> _Records supplied_

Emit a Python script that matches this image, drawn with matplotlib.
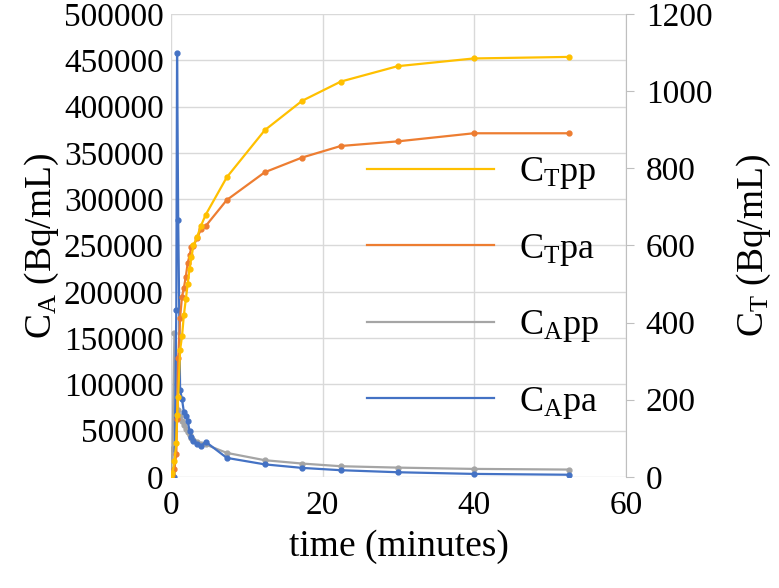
import matplotlib
matplotlib.use('Agg')
import matplotlib.pyplot as plt
from matplotlib.lines import Line2D

plt.rcParams['font.family'] = ['Liberation Serif', 'DejaVu Serif']
plt.rcParams['mathtext.fontset'] = 'custom'
plt.rcParams['mathtext.rm'] = 'Liberation Serif'
plt.rcParams['mathtext.it'] = 'Liberation Serif:italic'

# sampling times (minutes)
t = [0, 0.25, 0.5, 0.75, 0.85, 1.0, 1.25, 1.5, 1.75, 2.0, 2.25, 2.5, 2.75,
     3.0, 3.5, 4.0, 4.6, 7.4, 12.4, 17.3, 22.4, 29.9, 39.9, 52.4]

# arterial concentrations (left axis, Bq/mL)
ca_pa = [0, 0, 0, 180000, 458000, 278000, 94000, 84000, 70000, 66000, 60000,
         50000, 43000, 39000, 35000, 33000, 38000, 20500, 13500, 9700, 7200,
         5000, 3200, 2300]
ca_pp = [0, 30000, 155000, 126000, 100000, 72000, 66000, 60000, 56000, 52000,
         48000, 45000, 42000, 40000, 38000, 36000, 35000, 25900, 18000, 14400,
         11500, 10000, 8600, 7900]

# tissue concentrations (right axis, Bq/mL)
ct_pp = [0, 10, 40, 88, 160, 208, 329, 364, 420, 460, 500, 540, 570, 600,
         623, 651, 679, 777, 899, 975, 1025, 1065, 1085, 1089]
ct_pa = [0, 5, 20, 60, 150, 308, 412, 467, 490, 519, 554, 575, 597, 598,
         620, 642, 650, 718, 790, 828, 858, 870, 891, 891]

labels = [r'C$_\mathrm{T}$pp', r'C$_\mathrm{T}$pa', r'C$_\mathrm{A}$pp', r'C$_\mathrm{A}$pa']

c_yel = '#FFC000'
c_org = '#ED7D31'
c_gry = '#A5A5A5'
c_blu = '#4472C4'
grid_c = '#D9D9D9'

fig = plt.figure(figsize=(7.79, 5.88), dpi=100)
ax = fig.add_axes([0.219, 0.189, 0.585, 0.787])
ax2 = ax.twinx()

ax.plot(t, ca_pp, color=c_gry, lw=1.6, marker='o', ms=3.5)
ax.plot(t, ca_pa, color=c_blu, lw=1.6, marker='o', ms=3.5)
ax2.plot(t, ct_pa, color=c_org, lw=1.6, marker='o', ms=3.5)
ax2.plot(t, ct_pp, color=c_yel, lw=1.6, marker='o', ms=3.5)

ax.set_xlim(0, 60)
ax.set_ylim(0, 500000)
ax2.set_ylim(0, 1200)
ax.set_xticks([0, 20, 40, 60])
ax.set_yticks(range(0, 500001, 50000))
ax2.set_yticks(range(0, 1201, 200))

ax.grid(True, color=grid_c, lw=1)
ax.set_axisbelow(True)
for s in ['top', 'left', 'bottom', 'right']:
    ax.spines[s].set_visible(False)
for s in ['top', 'left', 'bottom']:
    ax2.spines[s].set_visible(False)
ax2.spines['right'].set_color('#BFBFBF')

fs = 24
ax.tick_params(axis='both', length=0, labelsize=fs, pad=5)
ax.tick_params(axis='x', pad=10)
ax2.tick_params(axis='y', length=6, color='#BFBFBF', labelsize=fs, pad=8)

ax.set_xlabel('time (minutes)', fontsize=27, labelpad=6)
ax.set_ylabel(r'C$_\mathrm{A}$ (Bq/mL)', fontsize=27, labelpad=2)
ax2.set_ylabel(r'C$_\mathrm{T}$ (Bq/mL)', fontsize=27, labelpad=16)

handles = [Line2D([], [], color=c, lw=1.6) for c in [c_yel, c_org, c_gry, c_blu]]
ax2.legend(handles=handles, labels=labels, loc='upper left',
           bbox_to_anchor=(0.36, 0.765), frameon=False, fontsize=26,
           handlelength=3.5, handletextpad=0.7, labelspacing=1.12)

fig.savefig('out.png', dpi=100)
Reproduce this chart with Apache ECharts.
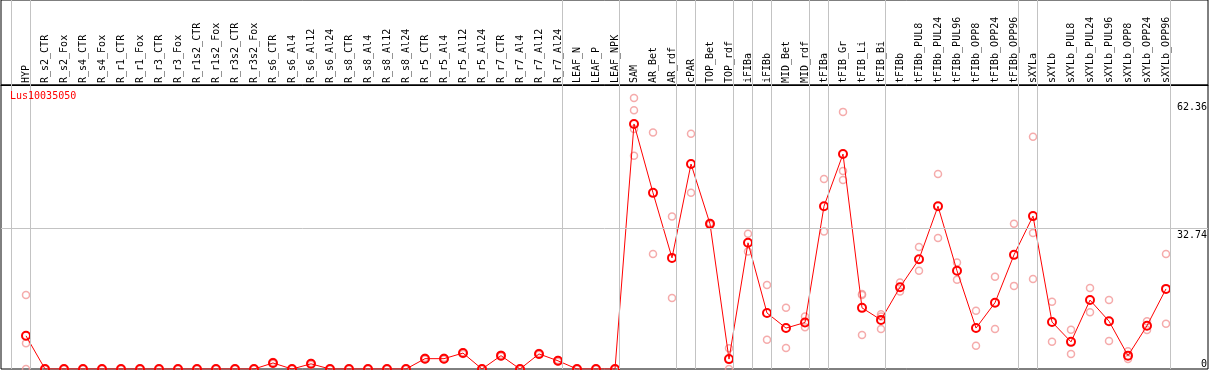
<!DOCTYPE html>
<html><head><meta charset="utf-8">
<script src="https://cdn.jsdelivr.net/npm/echarts@6/dist/echarts.min.js"></script>
<style>html,body{margin:0;padding:0;background:#fff}#c{width:1209px;height:370px}</style>
</head><body><div id="c"></div>
<script>
const chartTitle = 'Lus10035050';
const categories = ['HYP','R_s2_CTR','R_s2_Fox','R_s4_CTR','R_s4_Fox','R_r1_CTR','R_r1_Fox','R_r3_CTR','R_r3_Fox','R_r1s2_CTR','R_r1s2_Fox','R_r3s2_CTR','R_r3s2_Fox','R_s6_CTR','R_s6_Al4','R_s6_Al12','R_s6_Al24','R_s8_CTR','R_s8_Al4','R_s8_Al12','R_s8_Al24','R_r5_CTR','R_r5_Al4','R_r5_Al12','R_r5_Al24','R_r7_CTR','R_r7_Al4','R_r7_Al12','R_r7_Al24','LEAF_N','LEAF_P','LEAF_NPK','SAM','AR_Bet','AR_rdf','cPAR','TOP_Bet','TOP_rdf','iFIBa','iFIBb','MID_Bet','MID_rdf','tFIBa','tFIB_Gr','tFIB_Li','tFIB_Bi','tFIBb','tFIBb_PUL8','tFIBb_PUL24','tFIBb_PUL96','tFIBb_OPP8','tFIBb_OPP24','tFIBb_OPP96','sXYLa','sXYLb','sXYLb_PUL8','sXYLb_PUL24','sXYLb_PUL96','sXYLb_OPP8','sXYLb_OPP24','sXYLb_OPP96'];
const means = [7.7,0,0,0,0,0,0,0,0,0,0,0,0,1.4,0,1.2,0,0,0,0,0,2.4,2.4,3.7,0,3.1,0,3.5,1.9,0,0,0,56.9,40.9,25.8,47.6,33.7,2.3,29.3,13.0,9.5,10.8,37.8,49.9,14.2,11.4,19.0,25.5,37.8,22.8,9.5,15.4,26.5,35.5,10.9,6.3,16.0,11.1,3.1,10.05,18.6];
const rep1 = [17.2,0,0,0,0,0,0,0,0,0,0,0,0,1.6,0,1.4,0,0,0,0,0,2.6,2.6,3.9,0,3.3,0,3.7,2.1,0,0,0,62.9,54.9,35.4,54.6,33.9,4.8,31.4,19.5,14.2,12.2,44.1,59.7,17.4,12.7,20.1,28.3,45.3,24.7,13.5,21.4,33.7,53.9,15.6,9.1,18.8,16.0,4.1,11.1,26.7];
const rep2 = [6.0,0,0,0,0,0,0,0,0,0,0,0,0,1.2,0,1.0,0,0,0,0,0,2.2,2.2,3.5,0,2.9,0,3.3,1.7,0,0,0,60.1,26.7,16.5,40.9,33.5,0,27.3,6.8,4.9,9.7,31.9,46.0,17.2,12.2,18.0,22.8,30.4,20.7,5.4,9.3,19.3,31.6,6.3,3.5,13.2,6.5,2.3,9.05,10.5];
const rep3 = [0,null,null,null,null,null,null,null,null,null,null,null,null,null,null,null,null,null,null,null,null,null,null,null,null,null,null,null,null,null,null,null,55.7,null,null,null,null,null,null,null,null,null,null,43.9,7.9,9.3,null,null,null,null,null,null,null,20.9,null,null,null,null,null,null,null];
const rep4 = [null,null,null,null,null,null,null,null,null,null,null,null,null,null,null,null,null,null,null,null,null,null,null,null,null,null,null,null,null,null,null,null,49.5,null,null,null,null,null,null,null,null,null,null,null,null,null,null,null,null,null,null,null,null,null,null,null,null,null,null,null,null];
const yTicks = [0, 32.74, 62.36];
// index of the last category of each group (group separators)
const groupEnds = [-1, 0, 28, 31, 34, 35, 37, 38, 39, 41, 42, 45, 52, 53, 60];

const FONT = 'DejaVu Sans Mono';
const toPts = arr => arr.map((v, i) => v == null ? null : [i, v]).filter(p => p);
const X_MIN = -25 / 19, X_MAX = 1182 / 19;
const sepLines = groupEnds.map(g => ({xAxis: g + 0.24}));
const sepStyle = {color: '#c3c3c3', width: 1, type: 'solid'};

const chart = echarts.init(document.getElementById('c'), null, {renderer: 'canvas'});
chart.setOption({
  animation: false,
  textStyle: {fontFamily: FONT},
  title: {
    text: chartTitle, left: 10, top: 91, padding: 0,
    textStyle: {color: '#ff0000', fontSize: 10, fontWeight: 'normal', fontFamily: FONT}
  },
  grid: [
    {left: 1, right: 1, top: 85, bottom: 1, show: true, borderColor: '#000', borderWidth: 1,
     containLabel: false, outerBoundsMode: 'none'},
    {left: 1, right: 1, top: 0, height: 85, show: true, borderColor: '#000', borderWidth: 1,
     containLabel: false, outerBoundsMode: 'none'}
  ],
  xAxis: [
    {
      type: 'value', gridIndex: 0, position: 'top', min: X_MIN, max: X_MAX,
      axisLine: {show: true, onZero: false, lineStyle: {color: '#000', width: 1}},
      axisTick: {show: false}, splitLine: {show: false},
      axisLabel: {
        customValues: categories.map((c, i) => i),
        formatter: v => categories[Math.round(v)] || '',
        rotate: -90, margin: 2, fontSize: 10, color: '#000', fontFamily: FONT,
        showMinLabel: true, showMaxLabel: true, hideOverlap: false
      }
    },
    {
      type: 'value', gridIndex: 1, min: X_MIN, max: X_MAX, show: false
    }
  ],
  yAxis: [
    {
      type: 'value', gridIndex: 0, position: 'right', min: 0, max: 65.94,
      axisLine: {show: false, onZero: false}, axisTick: {show: false}, splitLine: {show: false},
      axisLabel: {
        inside: true, customValues: yTicks, formatter: v => String(v),
        margin: 1, fontSize: 10, color: '#000', fontFamily: FONT,
        verticalAlign: 'top', verticalAlignMinLabel: 'bottom',
        padding: [2, 0, 0, 0],
        showMinLabel: true, showMaxLabel: true
      }
    },
    {type: 'value', gridIndex: 1, min: 0, max: 1, show: false}
  ],
  series: [
    {
      type: 'scatter', xAxisIndex: 1, yAxisIndex: 1, data: [], silent: true,
      markLine: {
        silent: true, symbol: 'none', animation: false, label: {show: false},
        lineStyle: sepStyle, emphasis: {disabled: true}, data: sepLines
      }
    },
    {
      type: 'scatter', z: 2, xAxisIndex: 0, yAxisIndex: 0,
      data: [].concat(toPts(rep1), toPts(rep2), toPts(rep3), toPts(rep4)),
      symbol: 'circle', symbolSize: 7,
      itemStyle: {color: 'rgba(0,0,0,0)', borderColor: '#f29696', borderWidth: 1.5},
      emphasis: {disabled: true}, silent: true,
      markLine: {
        silent: true, symbol: 'none', animation: false, label: {show: false},
        lineStyle: sepStyle, emphasis: {disabled: true},
        data: sepLines.concat([{yAxis: yTicks[1]}])
      }
    },
    {
      type: 'line', z: 3, xAxisIndex: 0, yAxisIndex: 0,
      data: toPts(means),
      symbol: 'circle', symbolSize: 8, showAllSymbol: true,
      lineStyle: {color: '#ff0000', width: 1},
      itemStyle: {color: 'rgba(0,0,0,0)', borderColor: '#ff0000', borderWidth: 2},
      emphasis: {disabled: true}, silent: true
    }
  ]
});
</script></body></html>
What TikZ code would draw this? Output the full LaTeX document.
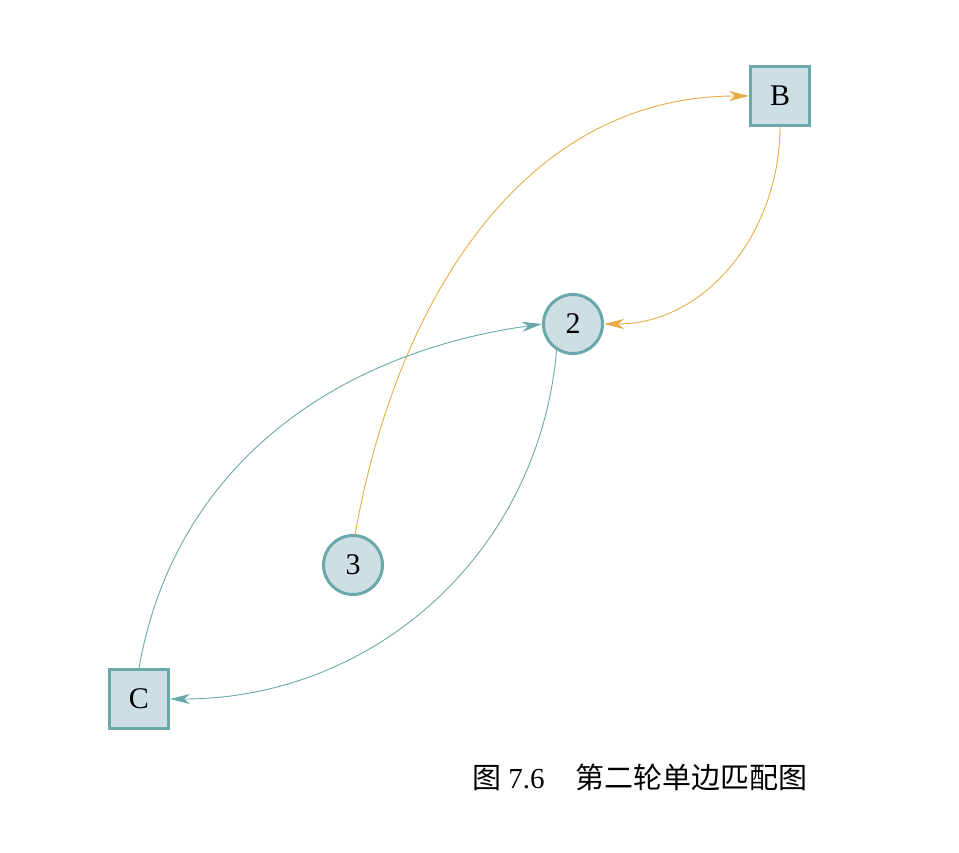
\documentclass[tikz,border=0pt]{standalone}
\usepackage{fontspec}
\setmainfont{Liberation Serif}
\newfontfamily\cjk{Noto Sans CJK SC}
\usetikzlibrary{arrows.meta}
\definecolor{tealb}{HTML}{6AA8A9}
\definecolor{nfill}{HTML}{CDDFE3}
\definecolor{orng}{HTML}{E8AC45}
\begin{document}
\begin{tikzpicture}[x=1pt,y=1pt,
  sq/.style={draw=tealb, fill=nfill, line width=3pt, minimum size=59pt, inner sep=0pt, font=\fontsize{30}{32}\selectfont},
  cir/.style={circle, draw=tealb, fill=nfill, line width=3pt, minimum size=59pt, inner sep=0pt, font=\fontsize{30}{32}\selectfont},
  tip/.style={-{Stealth[length=20pt,width=10pt,inset=6pt]}},
  oe/.style={draw=orng, line width=0.9pt, tip, fill=none},
  te/.style={draw=tealb, line width=0.9pt, tip, fill=none}]
\useasboundingbox (0,0) rectangle (959,-853);
\node[sq] (B) at (780,-96) {B};
\node[cir] (n2) at (573,-324) {2};
\node[cir] (n3) at (353,-565) {3};
\node[sq] (C) at (139,-699) {C};
\draw[oe] (n3.86) to[out=80,in=180] (B.west);
\draw[oe] (B.south) to[out=270,in=0] (n2.east);
\draw[te] (C.north) to[out=80,in=188] (n2.west);
\draw[te] (n2.238) to[out=265,in=0] (C.east);
\node[anchor=base west, inner sep=0pt, font=\fontsize{29}{31}\selectfont] (cap) at (472,-788) {{\cjk 图} 7.6\hspace{1.05em}{\cjk 第二轮单边匹配图}};
\end{tikzpicture}
\end{document}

> _Goal_
Reproduce each line of the material containing the word "with".

> _Solution to this task_
Emit a Python script that matches this image, drawn with matplotlib.
Reproduce this chart with Apache ECharts.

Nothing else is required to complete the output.